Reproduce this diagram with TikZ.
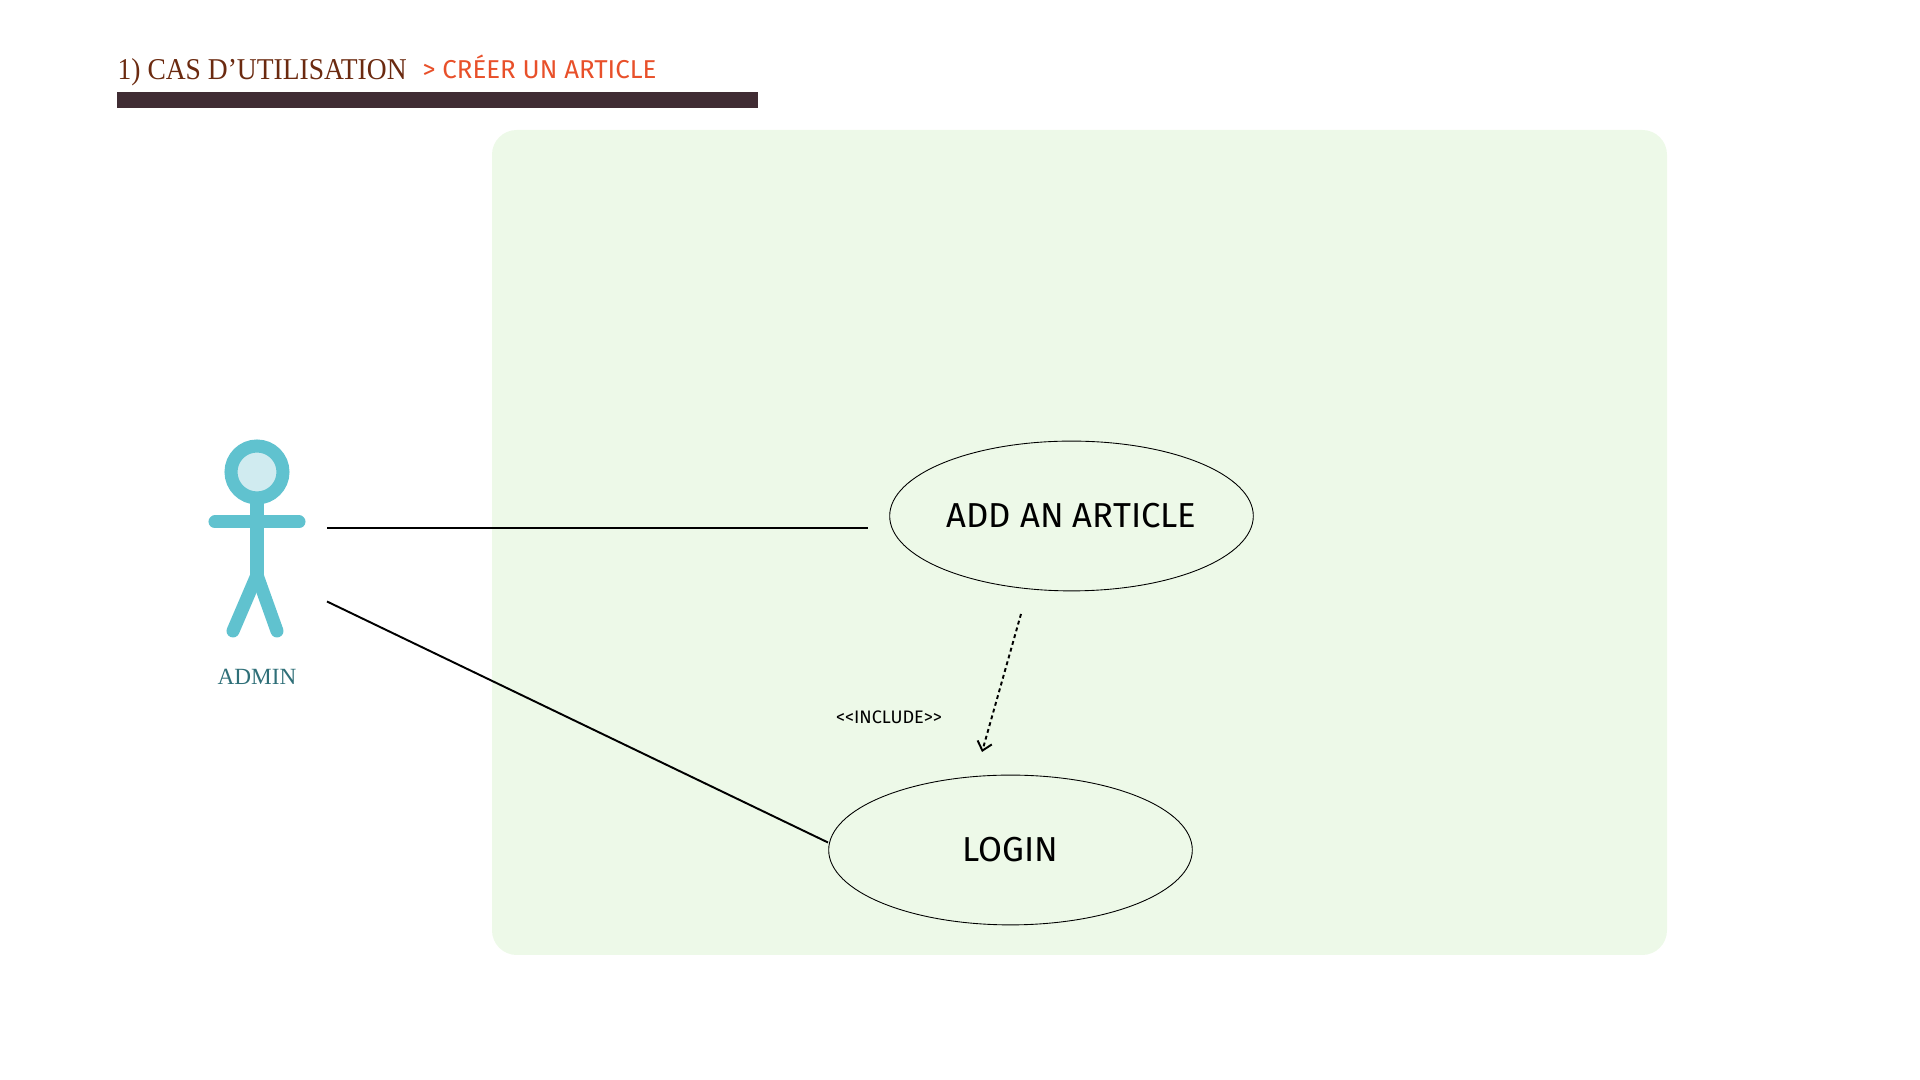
\documentclass[tikz,border=0pt]{standalone}
\usepackage{fontspec}
\setmainfont{Liberation Serif}
\setsansfont{Fira Sans}
\usetikzlibrary{arrows.meta,shapes.geometric}
\definecolor{panelgreen}{HTML}{EDF9E8}
\definecolor{barbrown}{HTML}{402C33}
\definecolor{titlebrown}{HTML}{6B2A10}
\definecolor{suborange}{HTML}{E8502A}
\definecolor{actorblue}{HTML}{60C2CF}
\definecolor{headblue}{HTML}{D0EBF0}
\definecolor{admingreen}{HTML}{2F6F78}
\tikzset{
  usecase/.style={draw=black,ellipse,line width=0.25pt,minimum width=103.4pt,minimum height=42.6pt,inner sep=0pt,font=\sffamily\fontsize{9.85}{11}\selectfont},
  limb/.style={actorblue,line width=3.7pt,line cap=round},
  assoc/.style={line width=0.55pt}
}
\begin{document}
\begin{tikzpicture}[x=0.01cm,y=-0.01cm]
        \useasboundingbox (0,0) rectangle (1920,1080);
        % Title and bar
        \node[anchor=base west,inner sep=0pt,text=titlebrown,font=\fontsize{8.6}{10}\selectfont] (title) at (117,80) {\scalebox{0.91}[1]{1) CAS D’UTILISATION}};
        \node[anchor=base west,inner sep=0pt,text=suborange,font=\sffamily\fontsize{7.35}{8}\selectfont] (subtitle) at (422,79) {> CRÉER UN ARTICLE};
        \fill[barbrown] (117,92) rectangle (758,108);
        % Panel
        \fill[panelgreen,rounded corners=7pt] (492,130) rectangle (1667,955);
        % Actor
        \draw[limb,line cap=butt] (257,495) -- (257,575);
        \draw[limb] (215,522) -- (299,522);
        \draw[limb] (257,575) -- (233,631);
        \draw[limb] (257,575) -- (277,631);
        \draw[actorblue,fill=headblue,line width=3.7pt] (257,472) circle (26);
        \node[inner sep=0pt,text=admingreen,font=\fontsize{6.6}{8}\selectfont] (admin) at (257,677) {ADMIN};
        % Use cases
        \node[usecase] (article) at (1071.5,516) {\raisebox{-0.7pt}{ADD AN ARTICLE}};
        \node[usecase] (login) at (1010.5,850) {LOGIN};
        \node[inner sep=0pt,font=\sffamily\fontsize{5.15}{6}\selectfont] (include) at (889,717) {<{}<INCLUDE>{}>};
        % Connector ends
        \coordinate (armend) at (327,528);
        \coordinate (articleend) at (868,528);
        \coordinate (legend) at (327,601.5);
        \coordinate (loginend) at (828,842.5);
        \coordinate (dotstart) at (1021,614);
        \coordinate (dotend) at (982,752);
        % Connectors
        \draw[assoc] (armend) -- (articleend);
        \draw[assoc] (legend) -- (loginend);
        \draw[assoc,dash pattern=on 1.1pt off 0.9pt,-{Straight Barb[length=2.4pt,width=4.2pt]}] (dotstart) -- (dotend);
\end{tikzpicture}
\end{document}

★ ★ ★ ★ ★

▸ **Direction**
Quote every line word for word and keep the images out of the copy.

▸ **Task result**
Reproduce this diagram with TikZ.
\documentclass[tikz,border=0pt]{standalone}
\usepackage{fontspec}
\setmainfont{Liberation Serif}
\setsansfont{Fira Sans}
\usetikzlibrary{arrows.meta,shapes.geometric}
\definecolor{panelgreen}{HTML}{EDF9E8}
\definecolor{barbrown}{HTML}{402C33}
\definecolor{titlebrown}{HTML}{6B2A10}
\definecolor{suborange}{HTML}{E8502A}
\definecolor{actorblue}{HTML}{60C2CF}
\definecolor{headblue}{HTML}{D0EBF0}
\definecolor{admingreen}{HTML}{2F6F78}
\tikzset{
  usecase/.style={draw=black,ellipse,line width=0.25pt,minimum width=103.4pt,minimum height=42.6pt,inner sep=0pt,font=\sffamily\fontsize{9.85}{11}\selectfont},
  limb/.style={actorblue,line width=3.7pt,line cap=round},
  assoc/.style={line width=0.55pt}
}
\begin{document}
\begin{tikzpicture}[x=0.01cm,y=-0.01cm]
        \useasboundingbox (0,0) rectangle (1920,1080);
        % Title and bar
        \node[anchor=base west,inner sep=0pt,text=titlebrown,font=\fontsize{8.6}{10}\selectfont] (title) at (117,80) {\scalebox{0.91}[1]{1) CAS D’UTILISATION}};
        \node[anchor=base west,inner sep=0pt,text=suborange,font=\sffamily\fontsize{7.35}{8}\selectfont] (subtitle) at (422,79) {> CRÉER UN ARTICLE};
        \fill[barbrown] (117,92) rectangle (758,108);
        % Panel
        \fill[panelgreen,rounded corners=7pt] (492,130) rectangle (1667,955);
        % Actor
        \draw[limb,line cap=butt] (257,495) -- (257,575);
        \draw[limb] (215,522) -- (299,522);
        \draw[limb] (257,575) -- (233,631);
        \draw[limb] (257,575) -- (277,631);
        \draw[actorblue,fill=headblue,line width=3.7pt] (257,472) circle (26);
        \node[inner sep=0pt,text=admingreen,font=\fontsize{6.6}{8}\selectfont] (admin) at (257,677) {ADMIN};
        % Use cases
        \node[usecase] (article) at (1071.5,516) {\raisebox{-0.7pt}{ADD AN ARTICLE}};
        \node[usecase] (login) at (1010.5,850) {LOGIN};
        \node[inner sep=0pt,font=\sffamily\fontsize{5.15}{6}\selectfont] (include) at (889,717) {<{}<INCLUDE>{}>};
        % Connector ends
        \coordinate (armend) at (327,528);
        \coordinate (articleend) at (868,528);
        \coordinate (legend) at (327,601.5);
        \coordinate (loginend) at (828,842.5);
        \coordinate (dotstart) at (1021,614);
        \coordinate (dotend) at (982,752);
        % Connectors
        \draw[assoc] (armend) -- (articleend);
        \draw[assoc] (legend) -- (loginend);
        \draw[assoc,dash pattern=on 1.1pt off 0.9pt,-{Straight Barb[length=2.4pt,width=4.2pt]}] (dotstart) -- (dotend);
\end{tikzpicture}
\end{document}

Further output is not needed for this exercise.